A daily look at life's oddities by Ana Samways

Sideswipe: September 4: Vote Supervalue


"It looks like Labour's creative agency borrowed its campaign straight from the supermarket bargain bin," says Brad.

Election snub

David Lindsey of Mt Roskill recently volunteered to work at a polling booth on election day. "Never having done it before I thought it would be a useful civic service to my fellow citizens," he explains. "I filled out the online form and waited for a response. When it came, I was surprised my application had been declined and that they had selected other applicants with more qualifications, skills and experience.
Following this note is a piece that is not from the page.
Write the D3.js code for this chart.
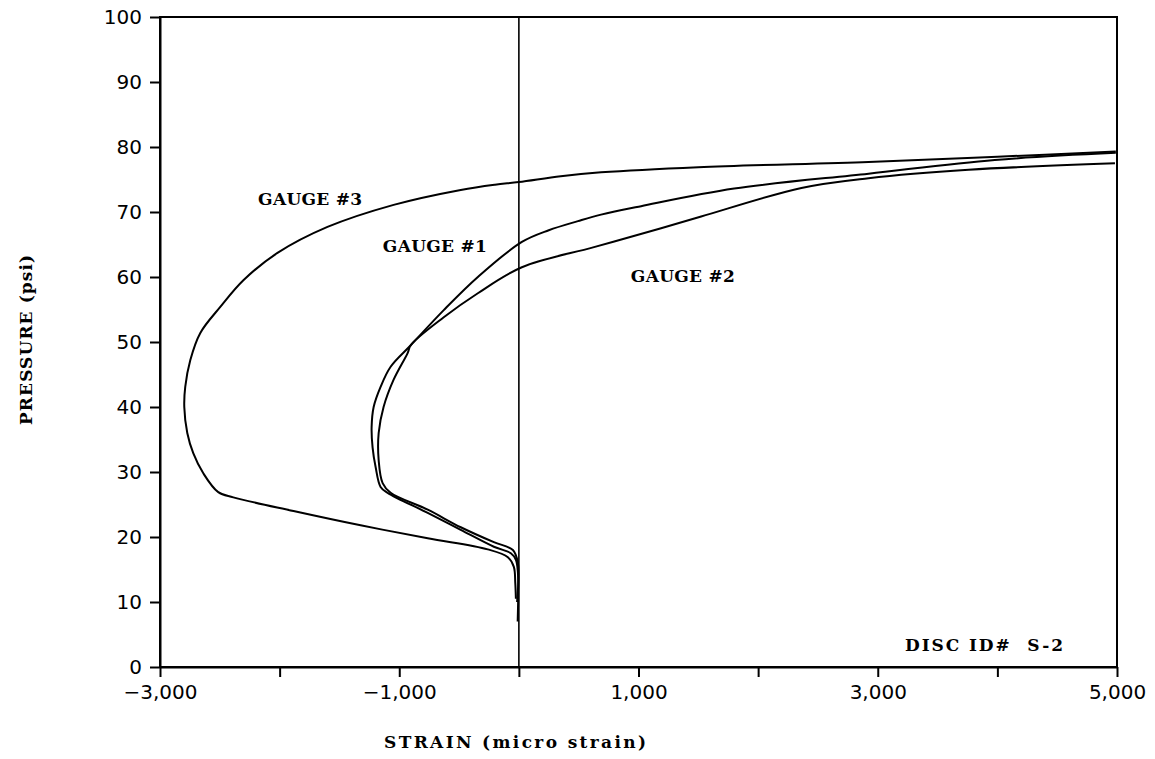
<!DOCTYPE html>
<html><head><meta charset="utf-8">
<script src="https://cdn.jsdelivr.net/npm/d3@7"></script>
<style>
body{margin:0;background:#fff;}
svg{display:block;}
</style></head>
<body>
<script>
// ---- data ----
const xTicks = [-3000,-2000,-1000,0,1000,2000,3000,4000,5000];
const xTickLabels = ["−3,000","","−1,000","","1,000","","3,000","","5,000"];
const yTicks = [0,10,20,30,40,50,60,70,80,90,100];

const gauge3Strain   = [-25,-30,-42,-92,-260,-762,-1323,-1884,-2387,-2513,-2638,-2722,-2772,-2797,-2789,-2747,-2663,-2496,-2303,-2018,-1600,-1047,-486,-200,0,350,687,1500,2923,4000,4990];
const gauge3Pressure = [10.5,12.9,15.4,16.9,18.1,19.8,21.8,24.0,26.1,26.9,29.8,32.9,36,40,43.1,47.2,51.4,55.4,59.5,63.7,67.7,71.1,73.4,74.2,74.6,75.5,76.1,76.9,77.7,78.5,79.3];

const gauge1Strain   = [-10,-8,-25,-67,-209,-486,-762,-1097,-1156,-1198,-1223,-1231,-1214,-1156,-1072,-904,-628,-343,25,250,494,687,1022,1800,2923,3978,4990];
const gauge1Pressure = [7,14.5,16.5,17.5,18.5,21.1,23.7,26.8,27.7,30.8,33.8,36.9,40,43.1,46.2,49.5,54.9,60,65.4,67.2,68.6,69.6,70.9,73.6,75.9,78,79.1];

const gauge2Strain   = [-15,-8,-50,-209,-486,-762,-1072,-1139,-1172,-1172,-1131,-1047,-930,-904,-628,-343,25,628,1189,1524,2362,2923,3760,4983];
const gauge2Pressure = [10,16,18,19.2,21.5,24.2,26.8,28.3,31.8,36,40,44.2,48.3,49.5,53.8,57.5,61.5,64.6,67.5,69.3,73.7,75.2,76.5,77.5];

const labels = [
  {text:"GAUGE #3", x:-2180, y:71.1},
  {text:"GAUGE #1", x:-1137, y:63.8},
  {text:"GAUGE #2", x:936,   y:59.2}
];

// ---- chart ----
const W=1155,H=759;
const svg=d3.select("body").append("svg").attr("width",W).attr("height",H);
const x=d3.scaleLinear().domain([-3000,5000]).range([160,1117]);
const y=d3.scaleLinear().domain([0,100]).range([667,17]);

const sansFont="'DejaVu Sans', sans-serif";
const serifFont="'DejaVu Serif', serif";

// frame
svg.append("rect").attr("x",x(-3000)).attr("y",y(100))
  .attr("width",x(5000)-x(-3000)).attr("height",y(0)-y(100))
  .attr("fill","none").attr("stroke","#000").attr("stroke-width",2);

// zero line
svg.append("line").attr("x1",x(0)).attr("x2",x(0)).attr("y1",y(100)).attr("y2",y(0))
  .attr("stroke","#000").attr("stroke-width",1.6);

// axes
const gx=svg.append("g").attr("transform",`translate(0,${y(0)})`)
  .call(d3.axisBottom(x).tickValues(xTicks).tickSize(10).tickSizeOuter(0).tickPadding(8)
    .tickFormat((d,i)=>xTickLabels[i]));
const gy=svg.append("g").attr("transform",`translate(${x(-3000)},0)`)
  .call(d3.axisLeft(y).tickValues(yTicks).tickSize(10).tickSizeOuter(0).tickPadding(8));
[gx,gy].forEach(g=>{
  g.select(".domain").attr("stroke-width",2);
  g.selectAll(".tick line").attr("stroke-width",2);
  g.selectAll(".tick text").attr("font-family",sansFont).attr("font-size",20).attr("fill","#000");
});

// curves
const line=d3.line().x(d=>x(d[0])).y(d=>y(d[1])).curve(d3.curveCatmullRom.alpha(0.5));
[[gauge3Strain,gauge3Pressure],[gauge1Strain,gauge1Pressure],[gauge2Strain,gauge2Pressure]].forEach(([s,p])=>{
  svg.append("path").attr("d",line(s.map((v,i)=>[v,p[i]])))
    .attr("fill","none").attr("stroke","#000").attr("stroke-width",2).attr("stroke-linejoin","round");
});

// gauge labels
svg.selectAll("text.glabel").data(labels).enter().append("text").attr("class","glabel")
  .attr("x",d=>x(d.x)).attr("y",d=>y(d.y))
  .attr("font-family",serifFont).attr("font-weight","bold").attr("font-size",17)
  .attr("textLength",104).attr("lengthAdjust","spacing")
  .text(d=>d.text);

// disc id
svg.append("text").attr("x",905).attr("y",651)
  .attr("font-family",serifFont).attr("font-weight","bold").attr("font-size",17)
  .attr("xml:space","preserve").attr("textLength",158).attr("lengthAdjust","spacing")
  .text("DISC ID#  S-2");

// axis titles
svg.append("text").attr("x",515).attr("y",748).attr("text-anchor","middle")
  .attr("font-family",serifFont).attr("font-weight","bold").attr("font-size",17)
  .attr("textLength",262).attr("lengthAdjust","spacing")
  .text("STRAIN (micro strain)");
svg.append("text").attr("transform","translate(32,340) rotate(-90)").attr("text-anchor","middle")
  .attr("font-family",serifFont).attr("font-weight","bold").attr("font-size",17)
  .attr("textLength",170).attr("lengthAdjust","spacing")
  .text("PRESSURE (psi)");
</script>
</body></html>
While I'm delighted that my electorate possesses so many people with more of all these than me, I thought my PhD in NZ parliamentary politics, my status as a part-time lecturer in electoral politics, and my decade-long experience as a project manager in a political organisation would have ensured I possessed sufficient qualifications, skills and experience. I'm currently giving a series of public lectures at the University of Auckland on the 2014 election, and I'm now wondering if I should even turn up to the next class, my reputation now being in tatters."

Stung and frustrated

A reader writes: "At the Civic car park I paid for parking for one hour and 20 odd minutes and was shafted $17 -- the full day rate. I proceeded to the ticket office which was unoccupied. I tried the intercom and was asked 'why did you pay that' as if I had some choice. After leaving I called Auckland Transport to advise what had happened to be told I have to appeal online. Great! The fare should have only been $6. A warning to other parkers not to get stung."

Older than her years

Jack writes: "A conversation between my 5-year-old granddaughter Astrid and her Dad. "Is there really a magic man in the sky who controls everything Dad?" "No," he replied. After a short pause she asked: "Do you think we should go to the church and tell them?"

"It looks like Labour's creative agency borrowed its campaign straight from the supermarket bargain bin," says Brad.

"Saw these signs while walking down Courtenay Place in Wellington yesterday. This guy has got to find someone! So clever and original."

Unless the media hunt him down and identify him thus rendering the sex appeal achieved by this stunt at nil.